▶ **Task goal**: Skip the pictures. Transcribe the rest of the data below without changing a word.

---------------

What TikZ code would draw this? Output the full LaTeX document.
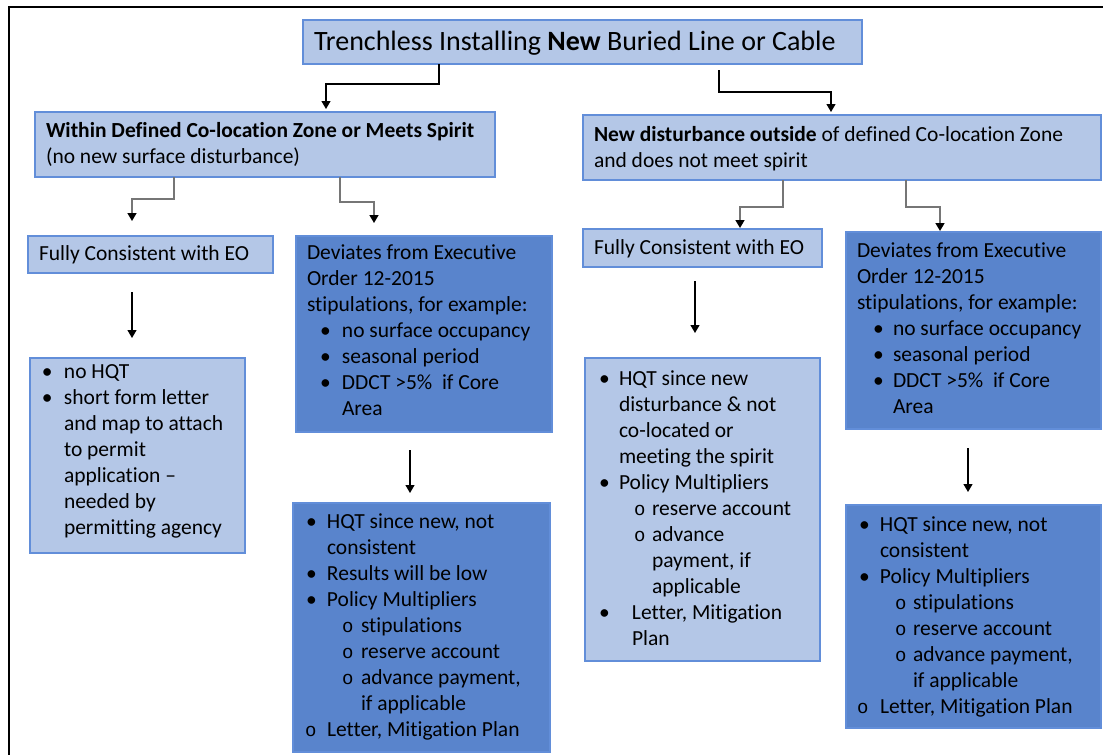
\documentclass[tikz,border=0pt]{standalone}
\usepackage{fontspec}
\setmainfont{Carlito}[Ligatures=NoCommon]
\newfontfamily\cmono{Liberation Mono}
\usetikzlibrary{arrows.meta,calc}
\definecolor{lightbox}{RGB}{180,199,231}
\definecolor{darkbox}{RGB}{89,132,204}
\definecolor{boxline}{RGB}{98,142,217}
\definecolor{connGray}{RGB}{118,118,118}
\newcommand\itm[3]{\par\hangindent=#2pt\hangafter=1\noindent\strut\hbox to #2pt{\hspace*{#1pt}#3\hfil}\ignorespaces}
\newcommand\nl{\hfil\break}
\newcommand\bdot{\textbullet}
\newcommand\sdot{{\cmono\fontsize{19}{26}\selectfont o}}
\newcommand\bx[8]{%
  \pgfmathsetlengthmacro\bxw{(#4-#2)*1pt-22pt}%
  \pgfmathsetlengthmacro\bxh{(#5-#3)*1pt}%
  \node[#6,anchor=north west,inner xsep=11pt,inner ysep=0pt,outer sep=0pt] (#1) at (#2,#3)
    {\hbox to \bxw{\parbox[t][\bxh][t]{\dimexpr\bxw+80pt\relax}{\rightskip=0pt plus 1fil\relax
      \vspace*{\dimexpr#7pt-\ht\strutbox\relax}#8}\hss}};}
\tikzset{
  lb/.style={draw=boxline, fill=lightbox, line width=1.2pt, font=\fontsize{21.5}{26}\selectfont},
  db/.style={draw=boxline, fill=darkbox, line width=1.2pt, font=\fontsize{21.5}{26}\selectfont},
  tb/.style={draw=boxline, fill=lightbox, line width=1.2pt, font=\fontsize{28}{33}\selectfont},
  conn/.style={-{Triangle[width=9pt,length=8pt]}, line width=1.2pt, black},
  gconn/.style={-{Triangle[width=9pt,length=8pt,color=black]}, line width=1.6pt, connGray},
  frame/.style={line width=2pt, black}
}
\begin{document}
\begin{tikzpicture}[x=1pt,y=-1pt]
\useasboundingbox (0,0) rectangle (1103,755);
\draw[frame] (1103,7) -- (9,7) -- (9,755);

\bx{title}{303}{20}{862}{64}{tb}{30}{\strut Trenchless Installing \textbf{New} Buried Line or Cable}

\bx{L2a}{35}{112}{495}{177}{lb}{25}{\strut\textbf{Within Defined Co-location Zone or Meets Spirit}\nl (no new surface disturbance)}

\bx{L2b}{583}{115}{1101}{180}{lb}{26}{\strut\textbf{New disturbance outside} of defined Co-location Zone\nl and does not meet spirit}

\bx{FCa}{28}{236}{273}{273}{lb}{24}{\strut Fully Consistent with EO}

\bx{DVa}{296}{236}{552}{432}{db}{23}{\strut Deviates from Executive\nl Order 12-2015\nl stipulations, for example:
\itm{13}{35}{\bdot}no surface occupancy
\itm{13}{35}{\bdot}seasonal period
\itm{13}{35}{\bdot}DDCT >5\%\ \ if Core\nl Area}

\bx{NHa}{30}{358}{245}{553}{lb}{20}{%
\itm{1}{23}{\bdot}no HQT
\itm{1}{23}{\bdot}short form letter\nl and map to attach\nl to permit\nl application –\nl needed by\nl permitting agency}

\bx{HQa}{293}{503}{550}{752}{db}{25}{%
\itm{2}{23}{\bdot}HQT since new, not\nl consistent
\itm{2}{23}{\bdot}Results will be low
\itm{2}{23}{\bdot}Policy Multipliers
\itm{38}{57}{\sdot}stipulations
\itm{38}{57}{\sdot}reserve account
\itm{38}{57}{\sdot}advance payment,\nl if applicable
\itm{1}{23}{\sdot}Letter, Mitigation Plan}

\bx{FCb}{583}{229}{822}{267}{lb}{25}{\strut Fully Consistent with EO}

\bx{DVb}{846}{232}{1101}{429}{db}{25}{\strut Deviates from Executive\nl Order 12-2015\nl stipulations, for example:
\itm{16}{36}{\bdot}no surface occupancy
\itm{16}{36}{\bdot}seasonal period
\itm{16}{36}{\bdot}DDCT >5\%\ \ if Core\nl Area}

\bx{HQb}{585}{358}{820}{661}{lb}{27}{%
\itm{3}{23}{\bdot}HQT since new\nl disturbance \& not\nl co-located or\nl meeting the spirit
\itm{3}{23}{\bdot}Policy Multipliers
\itm{38}{56}{\sdot}reserve account
\itm{38}{56}{\sdot}advance\nl payment, if\nl applicable
\itm{3}{36}{\bdot}Letter, Mitigation\nl Plan}

\bx{HQc}{846}{505}{1101}{728}{db}{26}{%
\itm{2}{23}{\bdot}HQT since new, not\nl consistent
\itm{2}{23}{\bdot}Policy Multipliers
\itm{38}{56}{\sdot}stipulations
\itm{38}{56}{\sdot}reserve account
\itm{38}{56}{\sdot}advance payment,\nl if applicable
\itm{0}{23}{\sdot}Letter, Mitigation Plan}

\draw[conn] ($(title.south west)+(136,0)$) -- ++(0,20) -| ($(L2a.north west)+(291,-3)$);
\draw[conn] ($(title.south west)+(416,6)$) -- ++(0,22) -| ($(L2b.north west)+(248,-3)$);
\draw[gconn] ($(L2a.south west)+(139,0)$) -- ++(0,22) -| ($(FCa.north west)+(104,-15)$);
\draw[gconn] ($(L2a.south west)+(305,0)$) -- ++(0,25) -| ($(DVa.north west)+(78,-13)$);
\draw[gconn] ($(L2b.south west)+(200,0)$) -- ++(0,27) -| ($(FCb.north west)+(157,-1)$);
\draw[gconn] ($(L2b.south west)+(323,0)$) -- ++(0,27) -| ($(DVb.north west)+(94,-1)$);
\draw[conn] ($(FCa.south west)+(104,19)$) -- ($(NHa.north west)+(102,-20)$);
\draw[conn] ($(DVa.south west)+(114,18)$) -- ($(HQa.north west)+(117,-10)$);
\draw[conn] ($(FCb.south west)+(112,14)$) -- ($(HQb.north west)+(110,-25)$);
\draw[conn] ($(DVb.south west)+(122,19)$) -- ($(HQc.north west)+(122,-13)$);
\end{tikzpicture}
\end{document}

---------------

▶ **Full response**:
What TikZ code would draw this? Output the full LaTeX document.
\documentclass[tikz,border=0pt]{standalone}
\usepackage{fontspec}
\setmainfont{Carlito}[Ligatures=NoCommon]
\newfontfamily\cmono{Liberation Mono}
\usetikzlibrary{arrows.meta,calc}
\definecolor{lightbox}{RGB}{180,199,231}
\definecolor{darkbox}{RGB}{89,132,204}
\definecolor{boxline}{RGB}{98,142,217}
\definecolor{connGray}{RGB}{118,118,118}
\newcommand\itm[3]{\par\hangindent=#2pt\hangafter=1\noindent\strut\hbox to #2pt{\hspace*{#1pt}#3\hfil}\ignorespaces}
\newcommand\nl{\hfil\break}
\newcommand\bdot{\textbullet}
\newcommand\sdot{{\cmono\fontsize{19}{26}\selectfont o}}
\newcommand\bx[8]{%
  \pgfmathsetlengthmacro\bxw{(#4-#2)*1pt-22pt}%
  \pgfmathsetlengthmacro\bxh{(#5-#3)*1pt}%
  \node[#6,anchor=north west,inner xsep=11pt,inner ysep=0pt,outer sep=0pt] (#1) at (#2,#3)
    {\hbox to \bxw{\parbox[t][\bxh][t]{\dimexpr\bxw+80pt\relax}{\rightskip=0pt plus 1fil\relax
      \vspace*{\dimexpr#7pt-\ht\strutbox\relax}#8}\hss}};}
\tikzset{
  lb/.style={draw=boxline, fill=lightbox, line width=1.2pt, font=\fontsize{21.5}{26}\selectfont},
  db/.style={draw=boxline, fill=darkbox, line width=1.2pt, font=\fontsize{21.5}{26}\selectfont},
  tb/.style={draw=boxline, fill=lightbox, line width=1.2pt, font=\fontsize{28}{33}\selectfont},
  conn/.style={-{Triangle[width=9pt,length=8pt]}, line width=1.2pt, black},
  gconn/.style={-{Triangle[width=9pt,length=8pt,color=black]}, line width=1.6pt, connGray},
  frame/.style={line width=2pt, black}
}
\begin{document}
\begin{tikzpicture}[x=1pt,y=-1pt]
\useasboundingbox (0,0) rectangle (1103,755);
\draw[frame] (1103,7) -- (9,7) -- (9,755);

\bx{title}{303}{20}{862}{64}{tb}{30}{\strut Trenchless Installing \textbf{New} Buried Line or Cable}

\bx{L2a}{35}{112}{495}{177}{lb}{25}{\strut\textbf{Within Defined Co-location Zone or Meets Spirit}\nl (no new surface disturbance)}

\bx{L2b}{583}{115}{1101}{180}{lb}{26}{\strut\textbf{New disturbance outside} of defined Co-location Zone\nl and does not meet spirit}

\bx{FCa}{28}{236}{273}{273}{lb}{24}{\strut Fully Consistent with EO}

\bx{DVa}{296}{236}{552}{432}{db}{23}{\strut Deviates from Executive\nl Order 12-2015\nl stipulations, for example:
\itm{13}{35}{\bdot}no surface occupancy
\itm{13}{35}{\bdot}seasonal period
\itm{13}{35}{\bdot}DDCT >5\%\ \ if Core\nl Area}

\bx{NHa}{30}{358}{245}{553}{lb}{20}{%
\itm{1}{23}{\bdot}no HQT
\itm{1}{23}{\bdot}short form letter\nl and map to attach\nl to permit\nl application –\nl needed by\nl permitting agency}

\bx{HQa}{293}{503}{550}{752}{db}{25}{%
\itm{2}{23}{\bdot}HQT since new, not\nl consistent
\itm{2}{23}{\bdot}Results will be low
\itm{2}{23}{\bdot}Policy Multipliers
\itm{38}{57}{\sdot}stipulations
\itm{38}{57}{\sdot}reserve account
\itm{38}{57}{\sdot}advance payment,\nl if applicable
\itm{1}{23}{\sdot}Letter, Mitigation Plan}

\bx{FCb}{583}{229}{822}{267}{lb}{25}{\strut Fully Consistent with EO}

\bx{DVb}{846}{232}{1101}{429}{db}{25}{\strut Deviates from Executive\nl Order 12-2015\nl stipulations, for example:
\itm{16}{36}{\bdot}no surface occupancy
\itm{16}{36}{\bdot}seasonal period
\itm{16}{36}{\bdot}DDCT >5\%\ \ if Core\nl Area}

\bx{HQb}{585}{358}{820}{661}{lb}{27}{%
\itm{3}{23}{\bdot}HQT since new\nl disturbance \& not\nl co-located or\nl meeting the spirit
\itm{3}{23}{\bdot}Policy Multipliers
\itm{38}{56}{\sdot}reserve account
\itm{38}{56}{\sdot}advance\nl payment, if\nl applicable
\itm{3}{36}{\bdot}Letter, Mitigation\nl Plan}

\bx{HQc}{846}{505}{1101}{728}{db}{26}{%
\itm{2}{23}{\bdot}HQT since new, not\nl consistent
\itm{2}{23}{\bdot}Policy Multipliers
\itm{38}{56}{\sdot}stipulations
\itm{38}{56}{\sdot}reserve account
\itm{38}{56}{\sdot}advance payment,\nl if applicable
\itm{0}{23}{\sdot}Letter, Mitigation Plan}

\draw[conn] ($(title.south west)+(136,0)$) -- ++(0,20) -| ($(L2a.north west)+(291,-3)$);
\draw[conn] ($(title.south west)+(416,6)$) -- ++(0,22) -| ($(L2b.north west)+(248,-3)$);
\draw[gconn] ($(L2a.south west)+(139,0)$) -- ++(0,22) -| ($(FCa.north west)+(104,-15)$);
\draw[gconn] ($(L2a.south west)+(305,0)$) -- ++(0,25) -| ($(DVa.north west)+(78,-13)$);
\draw[gconn] ($(L2b.south west)+(200,0)$) -- ++(0,27) -| ($(FCb.north west)+(157,-1)$);
\draw[gconn] ($(L2b.south west)+(323,0)$) -- ++(0,27) -| ($(DVb.north west)+(94,-1)$);
\draw[conn] ($(FCa.south west)+(104,19)$) -- ($(NHa.north west)+(102,-20)$);
\draw[conn] ($(DVa.south west)+(114,18)$) -- ($(HQa.north west)+(117,-10)$);
\draw[conn] ($(FCb.south west)+(112,14)$) -- ($(HQb.north west)+(110,-25)$);
\draw[conn] ($(DVb.south west)+(122,19)$) -- ($(HQc.north west)+(122,-13)$);
\end{tikzpicture}
\end{document}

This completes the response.